With that quote begins Mark Twain, Ken Burns’ documentary on the beloved man of letters who, as we’re reminded repeatedly throughout the film’s four-hour length (a “mere hiccup by Burns standards”, quoth New York Times critic Caryn James; I’ll counter that its running time is closer to a satisfying post-meal belch) redefined the “true” American vernacular in literature. For those viewers familiar with the figure but unfamiliar with the his works, it’s an important point that bears reiterating amidst the decades of overrating, underrating, book-banning, required reading lists and countless imitators Clemens and his alter ego have suffered since his passing. Behind the blustery character and caricatures lay one of the most original voices to pour out of our plains.

The fact that it’s another rather singular voice telling Twain’s tale might threaten to drown the subject itself out. Arguably the most recognizably non-fiction filmmaking name of the last twenty years, Burns’ role as an exemplary and exhaustively thorough chronicler of historical institutions (his best-known works, the multi-part Civil War, Baseball and Jazz series, run 11 hours, 18 hours, and 10 hours, respectively) has certainly reinvigorated the form. But his name alone is now shorthand for a genre unto itself, a genre of biographical film filled with the peccadilloes and now-predictable quirks the documentarian’s work exhibits: the use of background music to sustain atmosphere, the shots of archival shots, the fetishness of period detail, the mixture of somber tones and somewhat folksy whimsy. The minute Jazz’s narrator David Keith’s baritone booms over Twain’s soundtrack amidst the sepia toned visuals, the viewer knows they’re in Ken Burns country; it’d be impossible, frankly, to think you’re anywhere else.

It’s to Burns’ credit, however, that the familiarity of the filmmaker’s portraiture style never overshadows the film’s focus. Even in some of the documentary’s more irritating attempts at quaintness (the forever-twiddling banjo playing throughout the movie eventually causes an insane desire to leave the metaphorical rustic porch you’ll imagine you’re marooned on), the subject of Twain’s extraordinary life is well served. The details of Clemens’ childhood reverie in Hannibal, Missouri and his tenure as a steamboat pilot’s apprentice on the Mississippi River get their due, as do several of the young man’s other formative experiences with life and, prophetically, death. His family life, his touring of the lecture circuit as a humorist, his eventual critical and popular success, his procurement of wealth, and his later disillusionment thanks to poverty and personal tragedy unfurl before your eyes.

Authors, actors, historians weigh in with their two cents, shedding light and dispersing perspective whenever necessary (apparently, it’s a lucrative position, being a Twain scholar; no less than five appear onscreen throughout that bear only that esteemed title as identification), especially in regards to the thorny issues of race and language in his masterpiece Huckleberry Finn. But it’s the writing itself that is most revealing, the words and thoughts fleshing out, but keeping the man behind them. Profound, lyrical, rambling, moving, funny…it’s surprising how alive his prose still seems, and how even the reading of Twain’s work in an overly bucolic style courtesy of Kevin Conway never manages to trivialize the selected excerpts.
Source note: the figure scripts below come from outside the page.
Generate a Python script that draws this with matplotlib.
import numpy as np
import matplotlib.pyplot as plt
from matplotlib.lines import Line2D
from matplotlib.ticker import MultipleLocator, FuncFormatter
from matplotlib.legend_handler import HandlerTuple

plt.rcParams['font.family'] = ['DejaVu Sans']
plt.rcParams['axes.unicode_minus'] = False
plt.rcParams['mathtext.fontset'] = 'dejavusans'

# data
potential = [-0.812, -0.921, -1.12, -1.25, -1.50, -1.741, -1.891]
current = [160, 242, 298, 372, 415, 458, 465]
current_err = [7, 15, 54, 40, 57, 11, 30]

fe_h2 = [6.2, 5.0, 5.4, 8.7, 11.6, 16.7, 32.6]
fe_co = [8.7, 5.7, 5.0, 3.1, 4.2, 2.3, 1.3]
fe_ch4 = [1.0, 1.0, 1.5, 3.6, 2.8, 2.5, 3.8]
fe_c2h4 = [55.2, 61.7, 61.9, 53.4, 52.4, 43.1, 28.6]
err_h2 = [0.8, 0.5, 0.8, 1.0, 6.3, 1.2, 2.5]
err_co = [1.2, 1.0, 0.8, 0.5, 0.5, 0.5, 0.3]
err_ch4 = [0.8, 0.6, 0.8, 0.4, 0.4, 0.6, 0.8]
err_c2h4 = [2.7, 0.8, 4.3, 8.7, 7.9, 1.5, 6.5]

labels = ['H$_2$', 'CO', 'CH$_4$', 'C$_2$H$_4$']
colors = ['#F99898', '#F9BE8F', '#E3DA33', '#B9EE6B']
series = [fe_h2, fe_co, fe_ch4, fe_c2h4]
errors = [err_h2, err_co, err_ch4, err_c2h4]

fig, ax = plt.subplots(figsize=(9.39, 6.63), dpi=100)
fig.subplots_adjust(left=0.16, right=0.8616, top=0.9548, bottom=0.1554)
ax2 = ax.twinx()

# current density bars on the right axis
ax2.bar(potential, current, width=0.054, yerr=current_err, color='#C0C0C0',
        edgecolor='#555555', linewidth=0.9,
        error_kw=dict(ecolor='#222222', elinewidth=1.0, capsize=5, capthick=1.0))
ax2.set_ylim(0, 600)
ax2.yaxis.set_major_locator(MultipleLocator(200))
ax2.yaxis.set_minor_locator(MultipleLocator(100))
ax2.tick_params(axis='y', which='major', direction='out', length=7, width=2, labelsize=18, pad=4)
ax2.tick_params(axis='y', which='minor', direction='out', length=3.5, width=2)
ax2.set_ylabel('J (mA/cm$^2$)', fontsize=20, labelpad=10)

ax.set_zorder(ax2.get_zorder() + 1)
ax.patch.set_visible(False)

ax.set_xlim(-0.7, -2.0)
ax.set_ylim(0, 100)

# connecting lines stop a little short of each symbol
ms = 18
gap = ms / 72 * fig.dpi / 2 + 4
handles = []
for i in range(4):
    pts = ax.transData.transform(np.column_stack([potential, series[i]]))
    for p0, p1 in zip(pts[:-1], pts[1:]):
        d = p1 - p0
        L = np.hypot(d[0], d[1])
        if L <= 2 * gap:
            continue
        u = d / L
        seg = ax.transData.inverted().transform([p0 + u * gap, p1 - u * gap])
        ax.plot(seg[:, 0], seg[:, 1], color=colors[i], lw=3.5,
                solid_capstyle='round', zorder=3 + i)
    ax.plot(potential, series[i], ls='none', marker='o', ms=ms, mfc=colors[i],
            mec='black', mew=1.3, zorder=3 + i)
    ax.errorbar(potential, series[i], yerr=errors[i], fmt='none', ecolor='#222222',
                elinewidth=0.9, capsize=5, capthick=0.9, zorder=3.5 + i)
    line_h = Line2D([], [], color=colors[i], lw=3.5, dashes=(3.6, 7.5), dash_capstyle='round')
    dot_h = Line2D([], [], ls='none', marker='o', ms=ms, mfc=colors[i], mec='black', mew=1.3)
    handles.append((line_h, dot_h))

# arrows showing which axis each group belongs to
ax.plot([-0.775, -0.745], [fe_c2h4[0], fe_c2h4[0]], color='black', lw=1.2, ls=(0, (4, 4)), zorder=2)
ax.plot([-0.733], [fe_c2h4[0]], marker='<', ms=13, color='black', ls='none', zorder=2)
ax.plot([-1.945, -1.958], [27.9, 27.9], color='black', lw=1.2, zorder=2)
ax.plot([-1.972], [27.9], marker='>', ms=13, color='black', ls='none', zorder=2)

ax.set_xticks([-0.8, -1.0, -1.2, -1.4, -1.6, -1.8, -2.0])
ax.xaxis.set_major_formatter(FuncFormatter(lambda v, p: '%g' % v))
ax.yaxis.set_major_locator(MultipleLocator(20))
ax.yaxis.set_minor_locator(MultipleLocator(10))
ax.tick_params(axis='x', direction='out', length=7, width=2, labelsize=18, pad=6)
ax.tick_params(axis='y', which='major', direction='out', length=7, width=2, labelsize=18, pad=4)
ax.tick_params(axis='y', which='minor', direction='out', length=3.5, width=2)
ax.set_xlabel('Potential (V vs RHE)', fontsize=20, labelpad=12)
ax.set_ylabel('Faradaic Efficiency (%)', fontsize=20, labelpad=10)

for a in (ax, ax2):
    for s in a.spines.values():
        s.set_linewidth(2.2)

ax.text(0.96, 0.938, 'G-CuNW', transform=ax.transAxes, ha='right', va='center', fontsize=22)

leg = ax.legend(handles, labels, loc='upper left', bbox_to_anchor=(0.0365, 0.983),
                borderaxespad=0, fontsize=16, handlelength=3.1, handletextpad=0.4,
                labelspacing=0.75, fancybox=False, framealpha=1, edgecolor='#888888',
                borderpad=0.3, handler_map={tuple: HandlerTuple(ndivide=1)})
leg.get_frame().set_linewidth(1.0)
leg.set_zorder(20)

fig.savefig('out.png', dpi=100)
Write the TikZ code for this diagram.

Even his personal, subjective tangential pieces seem to resonate in their complexity. Taking a ferry from San Francisco (a town close to Twain’s heart which he not only immortalized in that oft-quoted maxim regarding our “summers” but that he also dubbed “the most cordial and sociable city in the Union) to Jack London Square several days after watching the film, it wasn’t O’Neill or Conrad that came to mind while I watched the Bay pitch around me. No, it was a quote from Twain’s Life on the Mississippi that had somehow burrowed into my brain:
“The face, in the water, in time became a wonderful book…a dead language to the uneducated passenger, but which told its mind to me without reserve, delivering its most cherished secrets as clearly as if it had uttered them with a voice. And it was not a book to be thrown aside, for it had a new story to tell every day…there was never a page void of interest, never one you could leave unread or want to skip, thinking you could find a higher enjoyment in some other thing. The passenger who could not read this book saw nothing but all manner of pretty pictures in it…whereas, to the trained eye, these were not pictures at all, but the deadest and grimmest of reading matter…”

I’m no seafaring man, but damned if that didn’t seem somehow the perfect summation of gliding across the water at that very moment full of awe and grace. Clemens adopted the pseudonym “Mark Twain” in deference to the cry the steamboat pilots would use to mark passage into safe water; but as the writer Ron Powers points out, it also signals when you’ve crossed from safe waters back into dangerous currents. Twain never shied away from the dark side in even his humorous writing, and his straddling of both facets of humanity colors even the deadest and grimmest of his reading matter. It’s the same balance of the dark and the light, literally and figuratively, that gives Ken Burns Mark Twain such power and depth despite his occasional missteps and indulgences. By refusing to ignore the darkness beneath the frivolity in Twain’s or the ray of hope that permeates even the author’s bitter later pieces, the filmmaker highlights a well-rounded voice where some would be content to concentrate on all manner of pretty pictures. That he makes the journey into safe water and back again such an entertaining one is perhaps the most fitting tribute to Twain anyone could hope to offer.